— Start of RECORDS TO PROCESS —
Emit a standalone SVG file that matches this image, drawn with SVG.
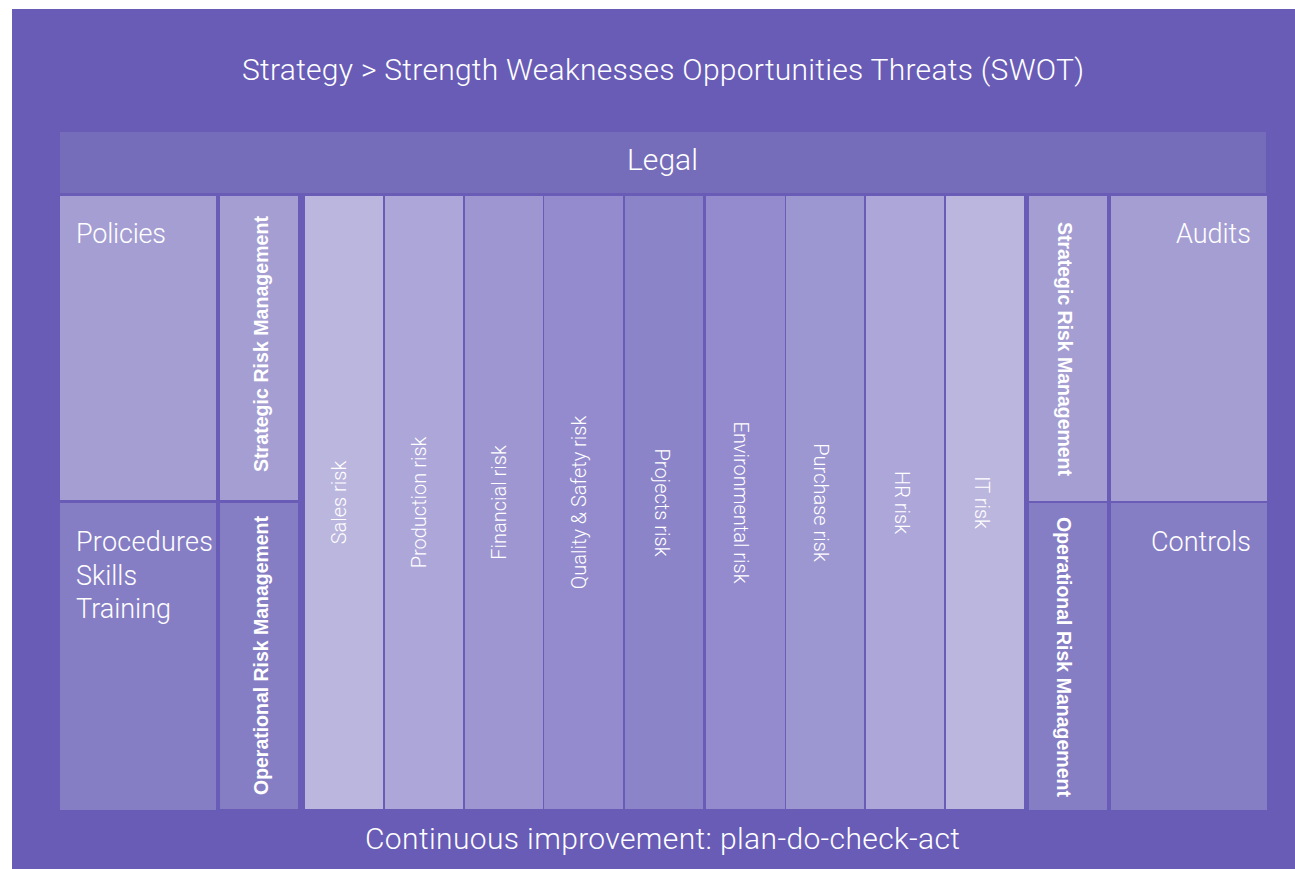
<svg xmlns="http://www.w3.org/2000/svg" width="1295" height="869" viewBox="0 0 1295 869">
  <style>
    .lt { font-family: Roboto, "Liberation Sans", Arial, sans-serif; font-weight: 300; fill: #ffffff; }
    .bd { font-family: "Liberation Sans", Arial, sans-serif; font-weight: 700; fill: #ffffff; font-size: 19.5px; }
    .big { font-size: 30px; }
    .box { font-size: 27px; }
    .risk { font-size: 20px; }
    .mid { text-anchor: middle; }
    .end { text-anchor: end; }
  </style>

  <!-- white page and purple frame -->
  <rect x="0" y="0" width="1295" height="869" fill="#ffffff"/>
  <rect x="12" y="9" width="1283" height="860" fill="#685cb6"/>

  <g id="strategy">
    <text class="lt big" x="242" y="80" textLength="842">Strategy &gt; Strength Weaknesses Opportunities Threats (SWOT)</text>
  </g>

  <g id="legal">
    <rect x="60" y="132" width="1206" height="61" fill="#766dba"/>
    <text class="lt big" x="627" y="170" textLength="71">Legal</text>
  </g>

  <!-- left side: policies / procedures -->
  <g id="policies">
    <rect x="60" y="196" width="156" height="304" fill="#a59ed3"/>
    <text class="lt box" x="76" y="243" textLength="90">Policies</text>
  </g>
  <g id="procedures">
    <rect x="60" y="503" width="156" height="307" fill="#867ec4"/>
    <text class="lt box" x="76" y="551" textLength="137">Procedures</text>
    <text class="lt box" x="76" y="585">Skills</text>
    <text class="lt box" x="76" y="618">Training</text>
  </g>
  <g id="strategic-left">
    <rect x="220" y="196" width="78" height="304" fill="#a59ed3"/>
    <text class="bd mid" transform="translate(268,344) rotate(-90)" textLength="256">Strategic Risk Management</text>
  </g>
  <g id="operational-left">
    <rect x="220" y="503" width="78" height="306" fill="#867ec4"/>
    <text class="bd mid" transform="translate(268,655.5) rotate(-90)" textLength="279">Operational Risk Management</text>
  </g>

  <!-- risk columns -->
  <g id="sales-risk">
    <rect x="305" y="196" width="78" height="613" fill="#bbb6de"/>
    <text class="lt risk mid" transform="translate(346,502.5) rotate(-90)">Sales risk</text>
  </g>
  <g id="production-risk">
    <rect x="385" y="196" width="78" height="613" fill="#aca6d9"/>
    <text class="lt risk mid" transform="translate(426,502.5) rotate(-90)">Production risk</text>
  </g>
  <g id="financial-risk">
    <rect x="465" y="196" width="78" height="613" fill="#9d96d1"/>
    <text class="lt risk mid" transform="translate(506,502.5) rotate(-90)">Financial risk</text>
  </g>
  <g id="quality-safety-risk">
    <rect x="544" y="196" width="79" height="613" fill="#938bcd"/>
    <text class="lt risk mid" transform="translate(586,502.5) rotate(-90)">Quality &amp; Safety risk</text>
  </g>
  <g id="projects-risk">
    <rect x="625" y="196" width="78" height="613" fill="#8b84c8"/>
    <text class="lt risk mid" transform="translate(655,502.5) rotate(90)">Projects risk</text>
  </g>
  <g id="environmental-risk">
    <rect x="706" y="196" width="79" height="613" fill="#938bcd"/>
    <text class="lt risk mid" transform="translate(734,502.5) rotate(90)">Environmental risk</text>
  </g>
  <g id="purchase-risk">
    <rect x="786" y="196" width="78" height="613" fill="#9c96d1"/>
    <text class="lt risk mid" transform="translate(814,502.5) rotate(90)">Purchase risk</text>
  </g>
  <g id="hr-risk">
    <rect x="866" y="196" width="78" height="613" fill="#aca6d9"/>
    <text class="lt risk mid" transform="translate(895,502.5) rotate(90)">HR risk</text>
  </g>
  <g id="it-risk">
    <rect x="946" y="196" width="78" height="613" fill="#bbb6de"/>
    <text class="lt risk mid" transform="translate(975,502.5) rotate(90)">IT risk</text>
  </g>

  <!-- right side: audits / controls -->
  <g id="strategic-right">
    <rect x="1029" y="196" width="78" height="305" fill="#a59ed3"/>
    <text class="bd mid" transform="translate(1058,349) rotate(90)" textLength="254">Strategic Risk Management</text>
  </g>
  <g id="operational-right">
    <rect x="1029" y="503" width="78" height="307" fill="#867ec4"/>
    <text class="bd mid" transform="translate(1057,657) rotate(90)" textLength="280">Operational Risk Management</text>
  </g>
  <g id="audits">
    <rect x="1111" y="196" width="156" height="305" fill="#a59ed3"/>
    <text class="lt box end" x="1251" y="243">Audits</text>
  </g>
  <g id="controls">
    <rect x="1111" y="503" width="156" height="307" fill="#867ec4"/>
    <text class="lt box end" x="1251" y="551">Controls</text>
  </g>

  <g id="continuous-improvement">
    <text class="lt big" x="365" y="849" textLength="595">Continuous improvement: plan-do-check-act</text>
  </g>
</svg>
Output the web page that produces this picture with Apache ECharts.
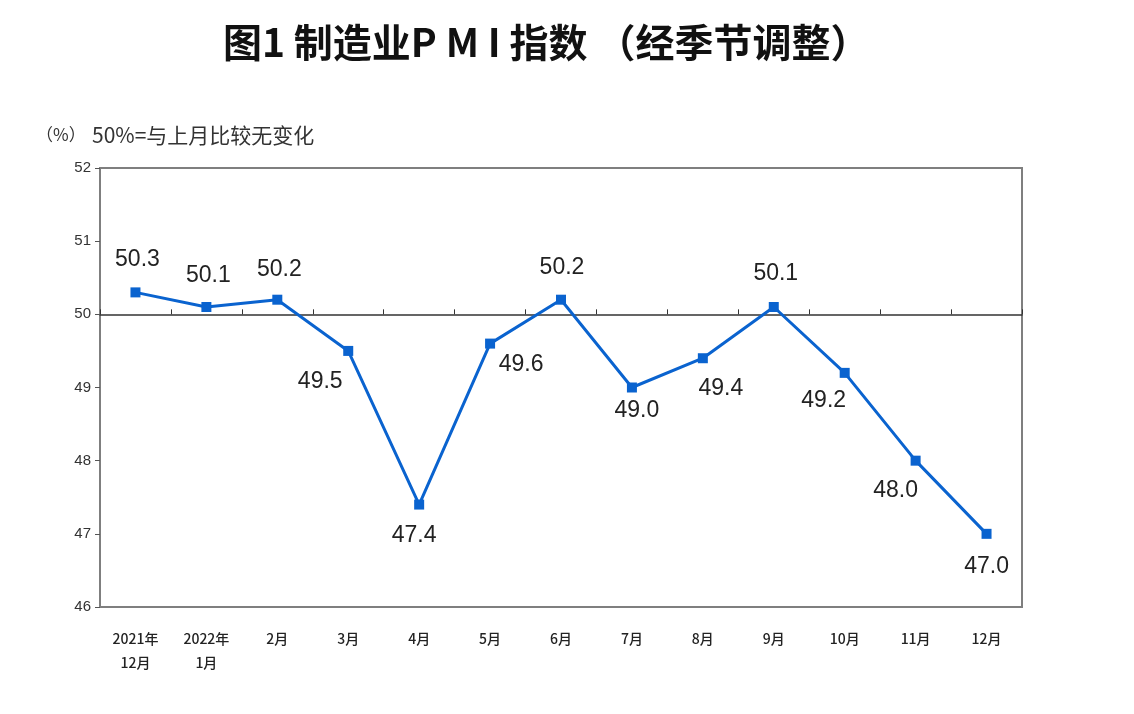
<!DOCTYPE html>
<html><head><meta charset="utf-8">
<script src="https://cdn.jsdelivr.net/npm/echarts@6/dist/echarts.min.js"></script>
<style>html,body{margin:0;padding:0;background:#fff}#c{width:1134px;height:714px}</style>
</head><body><div id="c"></div>
<script>
const categories = ['2021年\n12月','2022年\n1月','2月','3月','4月','5月','6月','7月','8月','9月','10月','11月','12月'];
const pmiValues = [50.3, 50.1, 50.2, 49.5, 47.4, 49.6, 50.2, 49.0, 49.4, 50.1, 49.2, 48.0, 47.0];
const yTicks = [46, 47, 48, 49, 50, 51, 52];
const baseLine = 50;

// label placement (style only)
const labelPlace = [
  ['top', 2, -11], ['top', 2, -10], ['top', 2, -9], ['bottom', -28, 9],
  ['bottom', -5, 10], ['bottom', 31, 0], ['top', 1, -11], ['bottom', 5, 2],
  ['bottom', 18, 9], ['top', 2, -12], ['bottom', -21, 6], ['bottom', -20, 8],
  ['bottom', 0, 11]
];

const chart = echarts.init(document.getElementById('c'));
const cjk = '"Noto Sans CJK SC", "Noto Sans", sans-serif';
const seriesData = pmiValues.map((v, i) => ({
  value: +(v - baseLine).toFixed(2),
  label: { position: labelPlace[i][0], offset: [labelPlace[i][1], labelPlace[i][2]] }
}));

chart.setOption({
  animation: false,
  backgroundColor: '#fff',
  title: {
    text: '图1 制造业P M I 指数 （经季节调整）',
    left: 218, top: 18,
    textStyle: { fontFamily: cjk, fontSize: 39, fontWeight: 'bold', color: '#111' }
  },
  graphic: [
    { type: 'text', left: 36, top: 126, style: { text: '（%）', font: '17px ' + cjk, fill: '#333' } },
    { type: 'text', left: 92, top: 125, style: { text: '50%=与上月比较无变化', font: '21px ' + cjk, fill: '#333' } }
  ],
  grid: { left: 100, right: 112, top: 168, bottom: 107, show: true, borderColor: '#7f7f7f', borderWidth: 2 },
  xAxis: [
    {
      type: 'category', data: categories, position: 'bottom',
      axisLine: { show: false, onZero: false }, axisTick: { show: false },
      axisLabel: { fontFamily: cjk, fontSize: 14, color: '#222', margin: 20, lineHeight: 24, fontWeight: 500 }
    },
    {
      type: 'category', data: categories, position: 'top',
      axisLine: { show: true, onZero: true, lineStyle: { color: '#333', width: 1.5 } },
      axisTick: { show: true, inside: false, length: 5, lineStyle: { color: '#333' } },
      axisLabel: { show: false }
    }
  ],
  yAxis: {
    type: 'value', min: yTicks[0] - baseLine, max: yTicks[yTicks.length - 1] - baseLine, interval: 1,
    axisLine: { show: true, onZero: false, lineStyle: { color: '#7f7f7f', width: 2 } },
    axisTick: { show: true, length: 5, lineStyle: { color: '#555' } },
    splitLine: { show: false },
    axisLabel: { fontFamily: '"Liberation Sans", Arial, sans-serif', fontSize: 15, color: '#333', margin: 9,
      formatter: v => String(v + baseLine) }
  },
  series: [{
    type: 'line', xAxisIndex: 0, data: seriesData,
    symbol: 'rect', symbolSize: 10,
    lineStyle: { color: '#0a63cf', width: 3 },
    itemStyle: { color: '#0a63cf' },
    label: {
      show: true, fontFamily: '"Liberation Sans", Arial, sans-serif', fontSize: 23, color: '#222',
      formatter: p => pmiValues[p.dataIndex].toFixed(1)
    }
  }]
});
</script></body></html>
— End of RECORDS TO PROCESS —
▸ PROBLEM
Search the data above for the word "this", then gather each line in which it appears.

▸ EXERCISE RESPONSE
Emit a standalone SVG file that matches this image, drawn with SVG.
Output the web page that produces this picture with Apache ECharts.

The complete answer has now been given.